In some of the more formal bars, there are rocking chairs and oak panelling. The atmosphere resembles that of a gentlemen's club. Bartenders in ties and waistcoats theatrically chip away to make the perfect iceball, over which the spirit is lovingly poured. This is whisky drinking as performance art.

At the other end of the scale is Marugin, a noisy, bustling bar in the heart of Ginza district, full of salarymen who have just finished work and are desperate to let off steam. Whereas Campbell Toun Loch caters for the solitary, late-night drinker, Marugin attracts lively early-evening groups, eating, smoking and knocking back highballs. Marugin even has whisky on draught, a trend Suntory is keen to encourage despite the high cost of maintaining the pumps.

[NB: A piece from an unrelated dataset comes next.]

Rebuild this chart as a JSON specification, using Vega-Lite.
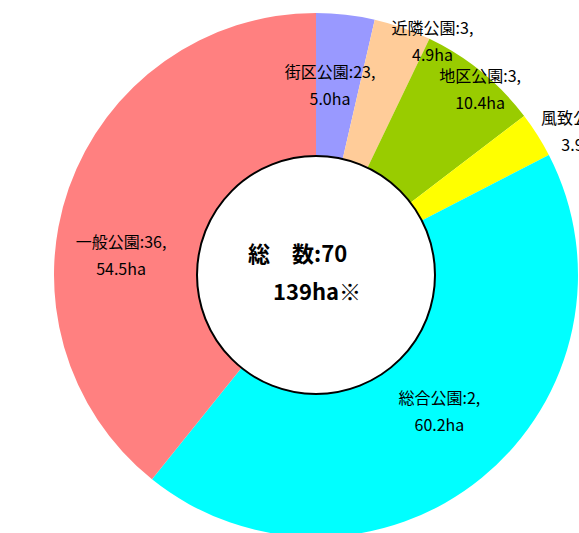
{
  "$schema": "https://vega.github.io/schema/vega-lite/v6.json",
  "width": 526,
  "height": 516,
  "autosize": {"type": "none"},
  "padding": {"left": 53, "top": 17, "right": 0, "bottom": 0},
  "background": "white",
  "config": {"view": {"stroke": null}},
  "layer": [
    {
      "data": {
        "values": [
          {"order": 1, "name": "街区公園", "count": 23, "ha": 5.0},
          {"order": 2, "name": "近隣公園", "count": 3, "ha": 4.9},
          {"order": 3, "name": "地区公園", "count": 3, "ha": 10.4},
          {"order": 4, "name": "風致公園", "count": 3, "ha": 3.9},
          {"order": 5, "name": "総合公園", "count": 2, "ha": 60.2},
          {"order": 6, "name": "一般公園", "count": 36, "ha": 54.5}
        ]
      },
      "transform": [
        {"calculate": "datum.name + ':' + datum.count + ',\\n' + format(datum.ha, '.1f') + 'ha'", "as": "label"}
      ],
      "layer": [
        {
          "mark": {"type": "arc", "outerRadius": 262, "innerRadius": 100},
          "encoding": {
            "theta": {"field": "ha", "type": "quantitative", "stack": true},
            "order": {"field": "order", "type": "quantitative"},
            "color": {
              "field": "name",
              "type": "nominal",
              "scale": {
                "domain": ["街区公園", "近隣公園", "地区公園", "風致公園", "総合公園", "一般公園"],
                "range": ["#9999FF", "#FFCC99", "#99CC00", "#FFFF00", "#00FFFF", "#FF8080"]
              },
              "legend": null
            }
          }
        },
        {
          "mark": {
            "type": "text",
            "radius": 195,
            "font": "Noto Sans CJK JP",
            "fontSize": 16,
            "color": "#000000",
            "lineBreak": "\n",
            "lineHeight": 27,
            "align": "center",
            "baseline": "middle",
            "dx": {"expr": "datum.order == 1 ? -8 : datum.order == 2 ? 52 : datum.order == 3 ? 41 : datum.order == 4 ? 101 : datum.order == 5 ? 0 : -11"},
            "dy": {"expr": "datum.order == 1 ? -8 : datum.order == 2 ? -62 : datum.order == 3 ? -47 : datum.order == 4 ? -52 : datum.order == 5 ? -27 : 33"}
          },
          "encoding": {
            "theta": {"field": "ha", "type": "quantitative", "stack": true},
            "order": {"field": "order", "type": "quantitative"},
            "text": {"field": "label", "type": "nominal"}
          }
        }
      ]
    },
    {
      "data": {"values": [{"line1": "総　数:70", "line2": "139ha※"}]},
      "layer": [
        {
          "mark": {"type": "arc", "theta": 0, "theta2": 6.2832, "radius": 119, "radius2": 0, "fill": "white", "stroke": "black", "strokeWidth": 2},
          "encoding": {}
        },
        {
          "mark": {
            "type": "text",
            "x": {"expr": "width/2"},
            "y": {"expr": "height/2"},
            "align": "left",
            "baseline": "middle",
            "dx": -68,
            "dy": -20,
            "font": "Noto Sans CJK JP",
            "fontSize": 22,
            "fontWeight": "bold",
            "color": "#000000"
          },
          "encoding": {"text": {"field": "line1", "type": "nominal"}}
        },
        {
          "mark": {
            "type": "text",
            "x": {"expr": "width/2"},
            "y": {"expr": "height/2"},
            "align": "left",
            "baseline": "middle",
            "dx": -43,
            "dy": 18,
            "font": "Noto Sans CJK JP",
            "fontSize": 22,
            "fontWeight": "bold",
            "color": "#000000"
          },
          "encoding": {"text": {"field": "line2", "type": "nominal"}}
        }
      ]
    }
  ]
}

"We are trying to create a buzz around whisky," said brand manager Keita Minari. "A popular TV programme in Japan picked up on Marugin and the new trend for drinking highballs, and it said people there were drinking whisky more than beer. When you are having a meal, whisky doesn't stay in your stomach, unlike beer where you get full very easily."

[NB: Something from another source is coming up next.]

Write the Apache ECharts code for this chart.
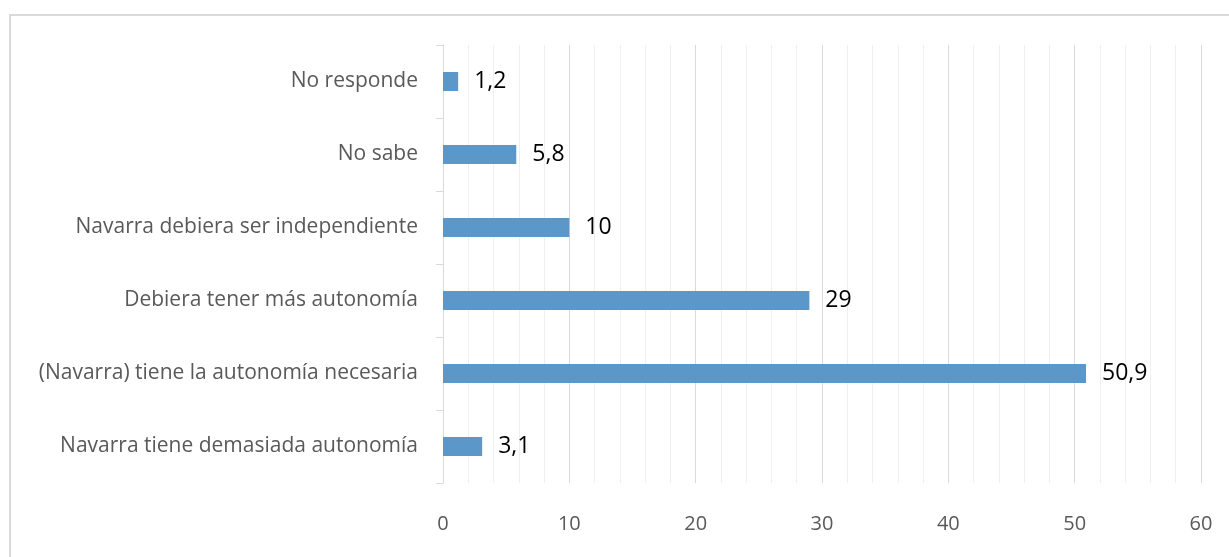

There are, though, no immediate plans to transplant the whisky-drinking revolution to Europe, where Suntory's brands – principally the Yamazaki and Hakushu malts – are premium products. "We have to do these things step by step," said Minari. "Scots are coming to Japan, seeing the phenomenon of the highball and saying we should do the same thing in the UK, but it's too early. Our share of the UK market is very small compared with scotch whisky. At the moment we still have to let people know that Japan is making whisky."

Japanese whisky exports to the UK and Europe used to be negligible, but when Yamazaki 12 Years Old won a gold award at the International Spirits Challenge in 2003, Suntory decided to try to take on scotch on its home ground, and now has a foothold in the market.

Shunichi Ninomiya, senior general manager in Suntory's international liquor division, said the company had to be careful not to undermine its premium image in the UK and Europe by introducing cheaper brands such as its Kakubin blended whisky, the biggest-selling whisky in Japan. If it did go down the highball route in western markets, he said, it would probably be via its premium malts. Draught whisky and whisky in cans – available in vending machines in Japan to consumers with an ID smartcard to prove their age – are still a long way off in the west.

Asked about the dangers in targeting younger drinkers and setting up whisky as a rival to beer, Minari insisted the Japanese were less prone to binge drinking than the British. Yet just opposite Marugin I saw a young salaryman clearly the worse for drink lying comatose in the street. A few minutes later, ambulance personnel were attending to him. I have no idea what he was drinking, but it does seem that not every young Japanese drinker knows when to stop.

"Regulation is loose in Japan," admitted a spokesman at Suntory's ad agency, "but we are trying to champion responsible drinking. We are conscious of our position in society, and communication-wise we make sure it's delivered in a correct manner."

The chief operating officer of the international liquor division, Satoru "Tiger" Abe – senior executives in Japan tend to be named after golfers – insisted that the increasing consumption of highballs made anti-social drinking less likely, because the whisky was heavily diluted and usually accompanied by food. He hopes the salaryman on the pavement in Ginza will be the exception, and this is one revolution that can be carried out without victims.